The Antirrhinum commonly known as snapdragon is a fascinating flowering plant often used in genetic studies. One of the most intriguing experiments involves crossing a red Antirrhinum with a white Antirrhinum to observe flower color inheritance.
This cross does not follow the simple Mendelian dominant-recessive pattern. Instead it exhibits a phenomenon known as incomplete dominance where the offspring have an intermediate color rather than expressing the dominant trait fully.
In this topic we will explore:
- The genetic principles behind this cross
- The expected flower colors in the offspring
- How incomplete dominance works
- The significance of this cross in genetics
Understanding Incomplete Dominance
What Is Incomplete Dominance?
Incomplete dominance is a type of genetic inheritance where the heterozygous offspring show a blended or intermediate trait rather than fully expressing one dominant allele.
In the case of Antirrhinum (snapdragon) flowers:
- Red flowers (RR) have two dominant alleles for red pigmentation.
- White flowers (WW) have two recessive alleles producing no pigment.
- When a red (RR) snapdragon is crossed with a white (WW) snapdragon the result is a pink (RW) snapdragon.
How Does This Differ from Complete Dominance?
In complete dominance the dominant allele fully expresses itself in the heterozygous condition. For example in pea plants studied by Gregor Mendel purple flowers (dominant) completely masked the presence of white flowers (recessive).
In contrast with incomplete dominance:
- The dominant allele does not completely override the recessive allele.
- Instead of red or white the offspring appear pink a mixture of both parent traits.
Genetic Cross of Red and White Antirrhinum
To understand this cross let’s analyze the genetic combination using a Punnett square.

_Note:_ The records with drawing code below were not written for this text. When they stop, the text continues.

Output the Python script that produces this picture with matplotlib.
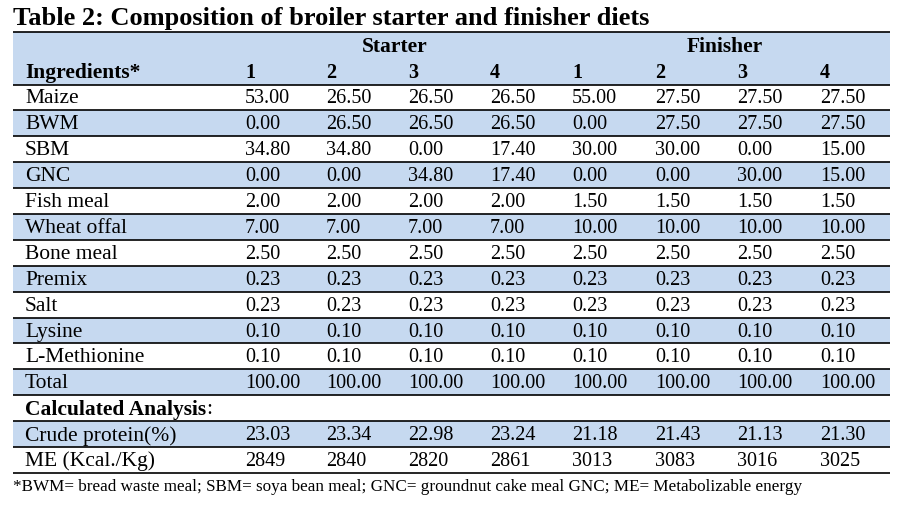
import matplotlib.pyplot as plt
from matplotlib.patches import Rectangle

title = "Table 2: Composition of broiler starter and finisher diets"
groups = ["Starter", "Finisher"]
diet_labels = ["1", "2", "3", "4", "1", "2", "3", "4"]

ingredients = ["Maize", "BWM", "SBM", "GNC", "Fish meal", "Wheat offal", "Bone meal",
               "Premix", "Salt", "Lysine", "L-Methionine", "Total"]
maize = ["53.00", "26.50", "26.50", "26.50", "55.00", "27.50", "27.50", "27.50"]
bwm = ["0.00", "26.50", "26.50", "26.50", "0.00", "27.50", "27.50", "27.50"]
sbm = ["34.80", "34.80", "0.00", "17.40", "30.00", "30.00", "0.00", "15.00"]
gnc = ["0.00", "0.00", "34.80", "17.40", "0.00", "0.00", "30.00", "15.00"]
fish_meal = ["2.00", "2.00", "2.00", "2.00", "1.50", "1.50", "1.50", "1.50"]
wheat_offal = ["7.00", "7.00", "7.00", "7.00", "10.00", "10.00", "10.00", "10.00"]
bone_meal = ["2.50"] * 8
premix = ["0.23"] * 8
salt = ["0.23"] * 8
lysine = ["0.10"] * 8
methionine = ["0.10"] * 8
total = ["100.00"] * 8

analysis_label = "Calculated Analysis"
analysis_rows = ["Crude protein(%)", "ME (Kcal./Kg)"]
crude_protein = ["23.03", "23.34", "22.98", "23.24", "21.18", "21.43", "21.13", "21.30"]
me = ["2849", "2840", "2820", "2861", "3013", "3083", "3016", "3025"]

footnote = ("*BWM= bread waste meal; SBM= soya bean meal; GNC= groundnut cake meal GNC; "
            "ME= Metabolizable energy")

plt.rcParams['font.family'] = ['Liberation Serif', 'DejaVu Serif']
blue = '#c6d9f0'

fig = plt.figure(figsize=(9.09, 5.10), dpi=100)
ax = fig.add_axes([0, 0, 1, 1])
ax.set_xlim(0, 909)
ax.set_ylim(510, 0)
ax.axis('off')

left, right = 13, 890
row_h = 25.9
label_x = 25
col_x = [245, 326, 408, 490, 572, 655, 737, 820]
fs = 14.5     # numbers
fs_lab = 15.5  # row labels

ax.text(left, 19, title, fontsize=19, fontweight='bold', va='center')

# header block
top = 33
hdr_bot = 85.5
ax.add_patch(Rectangle((left, top), right - left, hdr_bot - top, color=blue, lw=0))
ax.text(395, 47, groups[0], fontsize=fs_lab, fontweight='bold', ha='center', va='center')
ax.text(725, 47, groups[1], fontsize=fs_lab, fontweight='bold', ha='center', va='center')
ax.text(label_x, 73, "Ingredients*", fontsize=fs_lab, fontweight='bold', va='center')
for x, d in zip(col_x, diet_labels):
    ax.text(x, 73, d, fontsize=fs, fontweight='bold', va='center')

body = [maize, bwm, sbm, gnc, fish_meal, wheat_offal, bone_meal, premix, salt,
        lysine, methionine, total]
rows = list(zip(ingredients, body))
rows.append((None, None))
rows += list(zip(analysis_rows, [crude_protein, me]))

lines_y = [top, hdr_bot]
y = hdr_bot
for i, (name, vals) in enumerate(rows):
    y0 = y
    y1 = y + row_h
    if i % 2 == 1:
        ax.add_patch(Rectangle((left, y0), right - left, row_h, color=blue, lw=0))
    yc = (y0 + y1) / 2 + 0.5
    if name is None:
        t = ax.text(label_x, yc, analysis_label, fontsize=fs_lab, fontweight='bold', va='center')
        fig.canvas.draw()
        bb = t.get_window_extent().transformed(ax.transData.inverted())
        ax.text(bb.x1, yc, ":", fontsize=fs_lab, va='center')
    else:
        ax.text(label_x, yc, name, fontsize=fs_lab, va='center')
        for x, v in zip(col_x, vals):
            ax.text(x, yc, v, fontsize=fs, va='center')
    y = y1
    lines_y.append(y)

for ly in lines_y:
    ax.plot([left, right], [ly, ly], color='black', lw=1.2, solid_capstyle='butt')

ax.text(left, 487, footnote, fontsize=12.3, va='center')

fig.savefig('out.png', dpi=100)
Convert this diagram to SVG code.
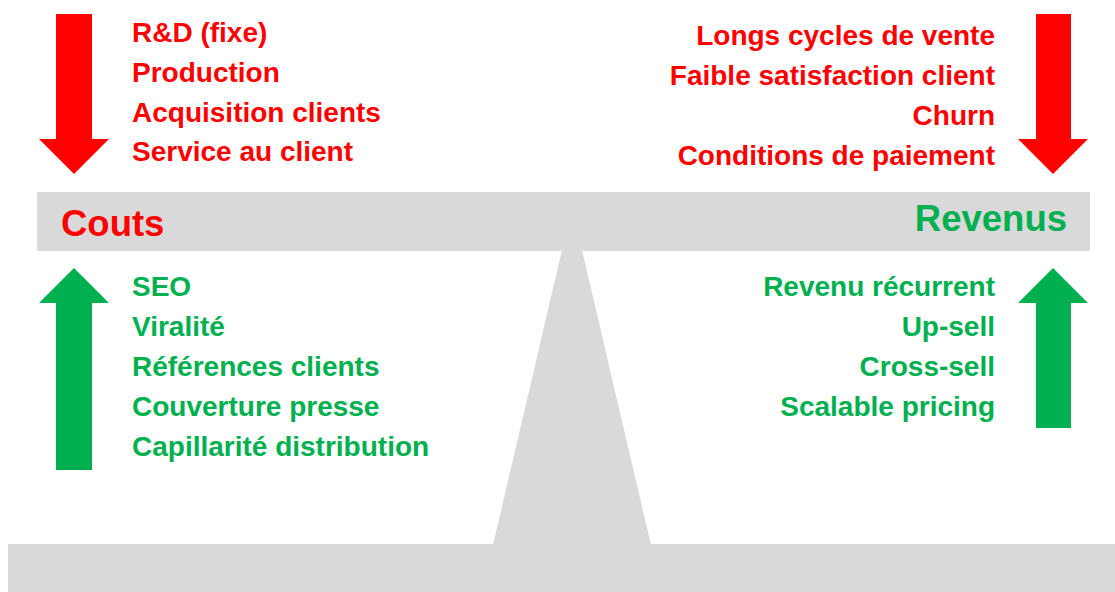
<svg xmlns="http://www.w3.org/2000/svg" width="1115" height="592" viewBox="0 0 1115 592">
<style>
.g{fill:#d9d9d9}
.r{fill:#ff0000}
.gr{fill:#00b050}
text{font-family:"Liberation Sans",Arial,sans-serif;font-weight:bold}
.t{font-size:28px}
.h{font-size:36.5px}
.e{text-anchor:end}
</style>
<rect width="1115" height="592" fill="#ffffff"/>
<g id="fulcrum"><polygon class="g" points="562,250 582,250 651,545 493,545"/></g>
<g id="base"><rect class="g" x="8" y="544" width="1107" height="48"/></g>
<g id="beam"><rect class="g" x="37" y="192" width="1053" height="59"/>
<text class="h r" x="61" y="236">Couts</text>
<text class="h gr e" x="1067" y="231">Revenus</text></g>
<g id="arrows">
<polygon id="arrow-cost-down" class="r" points="56,14 92,14 92,139 109,139 74,174 39,139 56,139"/>
<polygon id="arrow-rev-down" class="r" points="1036,14 1071,14 1071,139 1088,139 1053,174 1018,139 1036,139"/>
<polygon id="arrow-cost-up" class="gr" points="74,268 109,303 92,303 92,470 56,470 56,303 39,303"/>
<polygon id="arrow-rev-up" class="gr" points="1053,268 1088,303 1071,303 1071,428 1036,428 1036,303 1018,303"/>
</g>
<g id="cost-up-factors">
<text class="t r" x="132" y="42">R&amp;D (fixe)</text>
<text class="t r" x="132" y="82">Production</text>
<text class="t r" x="132" y="122">Acquisition clients</text>
<text class="t r" x="132" y="161">Service au client</text>
</g>
<g id="rev-down-factors">
<text class="t r e" x="995" y="45">Longs cycles de vente</text>
<text class="t r e" x="995" y="85">Faible satisfaction client</text>
<text class="t r e" x="995" y="125">Churn</text>
<text class="t r e" x="995" y="165">Conditions de paiement</text>
</g>
<g id="cost-down-factors">
<text class="t gr" x="132" y="296">SEO</text>
<text class="t gr" x="132" y="336">Viralité</text>
<text class="t gr" x="132" y="376">Références clients</text>
<text class="t gr" x="132" y="416">Couverture presse</text>
<text class="t gr" x="132" y="456">Capillarité distribution</text>
</g>
<g id="rev-up-factors">
<text class="t gr e" x="995" y="296">Revenu récurrent</text>
<text class="t gr e" x="995" y="336">Up-sell</text>
<text class="t gr e" x="995" y="376">Cross-sell</text>
<text class="t gr e" x="995" y="416">Scalable pricing</text>
</g>
</svg>
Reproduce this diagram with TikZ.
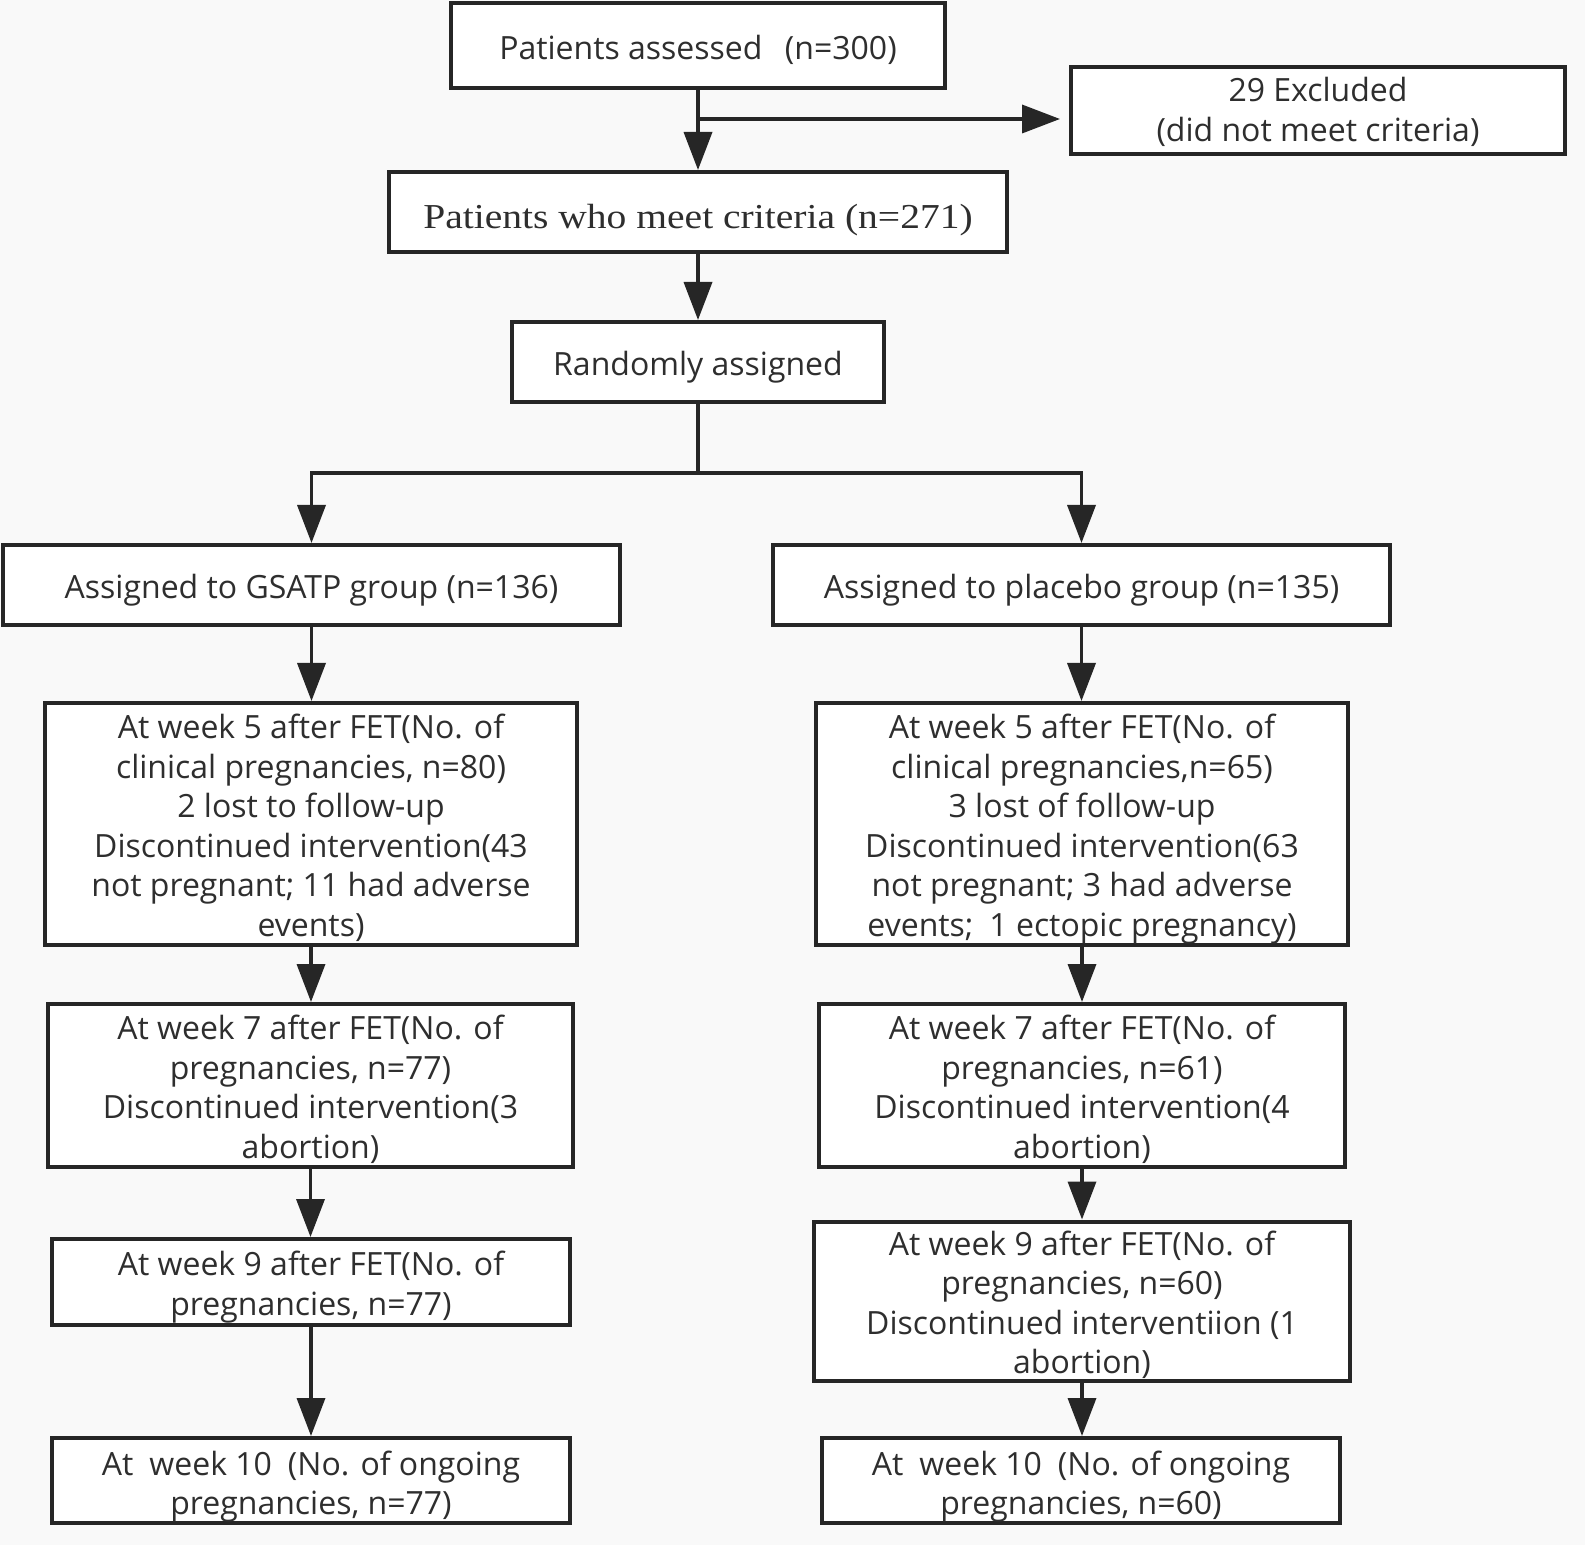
\documentclass[tikz,border=0pt]{standalone}
\usepackage{fontspec}
\setmainfont{Open Sans}
\newfontfamily\seriffont{Liberation Serif}[FakeStretch=1.13]
\usetikzlibrary{arrows.meta}
\newcommand\lowt[2][2.8pt]{\raisebox{-#1}[\height][\depth]{\begin{tabular}{@{}c@{}}#2\end{tabular}}}
\begin{document}
\begin{tikzpicture}[x=0.5pt,y=-0.5pt,
  box/.style={draw=black!85, line width=2pt, fill=white, inner sep=0pt, align=center,
    font=\fontsize{16}{19.8}\selectfont, text=black!82},
  arr/.style={-{Triangle[length=19pt,width=14pt]}, line width=1.8pt, draw=black!85},
  ln/.style={line width=1.8pt, draw=black!85}]
\fill[gray!5] (0,0) rectangle (1585,1545);
\useasboundingbox (0,0) rectangle (1585,1545);

\node[box, minimum width=247pt, minimum height=42.5pt] (assess) at (698,45.5) {\lowt{Patients assessed\hspace{0.7em}(n=300)}};
\node[box, minimum width=247pt, minimum height=43.5pt] (excl) at (1318,110.5) {\lowt[1.5pt]{29 Excluded\\(did not meet criteria)}};
\node[box, minimum width=309pt, minimum height=40pt, font=\seriffont\fontsize{17.5}{20}\selectfont] (meet) at (698,212) {\lowt[4.5pt]{Patients who meet criteria (n=271)}};
\node[box, minimum width=186pt, minimum height=40pt] (rand) at (698,362) {\lowt{Randomly assigned}};

\node[box, minimum width=308.5pt, minimum height=40pt] (gsatp) at (311.5,585) {\lowt{Assigned to GSATP group (n=136)}};
\node[box, minimum width=308.5pt, minimum height=40pt] (plac) at (1081.5,585) {\lowt{Assigned to placebo group (n=135)}};

\node[box, minimum width=266pt, minimum height=121pt] (l5) at (311,824) {\lowt{At week 5 after FET(No. of\\clinical pregnancies, n=80)\\2 lost to follow-up\\Discontinued intervention(43\\not pregnant; 11 had adverse\\events)}};
\node[box, minimum width=266pt, minimum height=121pt] (r5) at (1082,824) {\lowt{At week 5 after FET(No. of\\clinical pregnancies,n=65)\\3 lost of follow-up\\Discontinued intervention(63\\not pregnant; 3 had adverse\\events;\hspace{0.5em}1 ectopic pregnancy)}};

\node[box, minimum width=262.5pt, minimum height=81.5pt] (l7) at (310.5,1085.5) {\lowt{At week 7 after FET(No. of\\pregnancies, n=77)\\Discontinued intervention(3\\abortion)}};
\node[box, minimum width=263pt, minimum height=81.5pt] (r7) at (1082,1085.5) {\lowt{At week 7 after FET(No. of\\pregnancies, n=61)\\Discontinued intervention(4\\abortion)}};

\node[box, minimum width=259pt, minimum height=43pt] (l9) at (311,1282) {\lowt{At week 9 after FET(No. of\\pregnancies, n=77)}};
\node[box, minimum width=268pt, minimum height=79.5pt] (r9) at (1082,1301) {\lowt{At week 9 after FET(No. of\\pregnancies, n=60)\\Discontinued interventiion (1\\abortion)}};

\node[box, minimum width=259pt, minimum height=42.5pt] (l10) at (311,1480.5) {\lowt[3.2pt]{At\hspace{0.5em}week 10\hspace{0.5em}(No. of ongoing\\pregnancies, n=77)}};
\node[box, minimum width=259pt, minimum height=42.5pt] (r10) at (1081,1480.5) {\lowt[3.2pt]{At\hspace{0.5em}week 10\hspace{0.5em}(No. of ongoing\\pregnancies, n=60)}};

% top connectors
\coordinate (br1) at (698,119);
\draw[arr] (assess.south) -- (meet.north);
\draw[arr, shorten >=4.5pt] (br1) -- (br1 -| excl.west);
\draw[arr] (meet.south) -- (rand.north);

% split
\coordinate (sp) at (698,473);
\draw[ln] (rand.south) -- (sp);
\draw[arr] (sp) -| (gsatp.north);
\draw[arr] (sp) -| (plac.north);

% left column
\draw[arr] (gsatp.south) -- (l5.north -| gsatp.south);
\draw[arr] (l5.south) -- (l7.north -| l5.south);
\draw[arr] (l7.south) -- (l9.north -| l7.south);
\draw[arr] (l9.south) -- (l10.north -| l9.south);

% right column
\draw[arr] (plac.south) -- (r5.north -| plac.south);
\draw[arr] (r5.south) -- (r7.north -| r5.south);
\draw[arr] (r7.south) -- (r9.north -| r7.south);
\draw[arr] (r9.south) -- (r10.north -| r9.south);
\end{tikzpicture}
\end{document}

Parental Cross (P Generation)
- Red Antirrhinum (RR) × White Antirrhinum (WW)
F1 Generation (First Filial Generation)
Each parent contributes one allele to the offspring:
| R | R | |
|---|---|---|
| W | RW | RW |
| W | RW | RW |
Result: 100% Pink (RW) snapdragons.
F2 Generation (Second Filial Generation)
If two F1 pink snapdragons (RW) are crossed:
| R | W | |
|---|---|---|
| R | RR | RW |
| W | RW | WW |
Result:
- 25% Red (RR)
- 50% Pink (RW)
- 25% White (WW)
This means that the pink snapdragons from F1 can produce red pink and white flowers in the F2 generation in a 1:2:1 ratio.
Why Does This Happen? The Role of Pigments
The color of Antirrhinum flowers is determined by pigments called anthocyanins.
- Red flowers (RR): Produce a high amount of anthocyanin.
- White flowers (WW): Lack anthocyanin production leading to no color.
- Pink flowers (RW): Produce an intermediate amount of anthocyanin leading to a pink shade.
Since the RW genotype does not have enough pigment to make a fully red flower the result is an intermediate pink color.
Significance of the Red × White Antirrhinum Cross
1. Demonstrating Incomplete Dominance
This cross is a classic example of incomplete dominance where neither allele completely dominates over the other.
2. Challenging Traditional Mendelian Genetics
While Mendelian inheritance explains dominant and recessive traits incomplete dominance adds another layer of genetic variation in plants and animals.
3. Practical Applications in Horticulture
- Understanding flower color inheritance helps breeders develop new snapdragon colors.
- Hybridization techniques use incomplete dominance to create aesthetic variations in flowers.
Other Examples of Incomplete Dominance in Nature
The red × white Antirrhinum cross is not the only example of incomplete dominance. Other cases include:
1. Andalusian Chickens
When black-feathered chickens are crossed with white-feathered chickens the result is a blue-grey feathered hybrid.
2. Japanese Four O’Clock Flowers (Mirabilis jalapa)
Crossing red and white flowers results in pink offspring just like in snapdragons.
3. Human Hair Type
Straight-haired parents (SS) crossed with curly-haired parents (CC) can produce children with wavy hair (SC).
The cross between a red and white Antirrhinum flower is a perfect example of incomplete dominance where the offspring exhibit a blended trait (pink flowers) instead of expressing one dominant trait.
Through this cross we learn:
- Genetics is more complex than simple dominance-recessive patterns.
- Flower color inheritance in snapdragons follows a 1:2:1 ratio in the F2 generation.
- Incomplete dominance plays a key role in plant breeding and genetic studies.
This fascinating genetic principle extends beyond plants and can be observed in various organisms making it an essential concept in biology.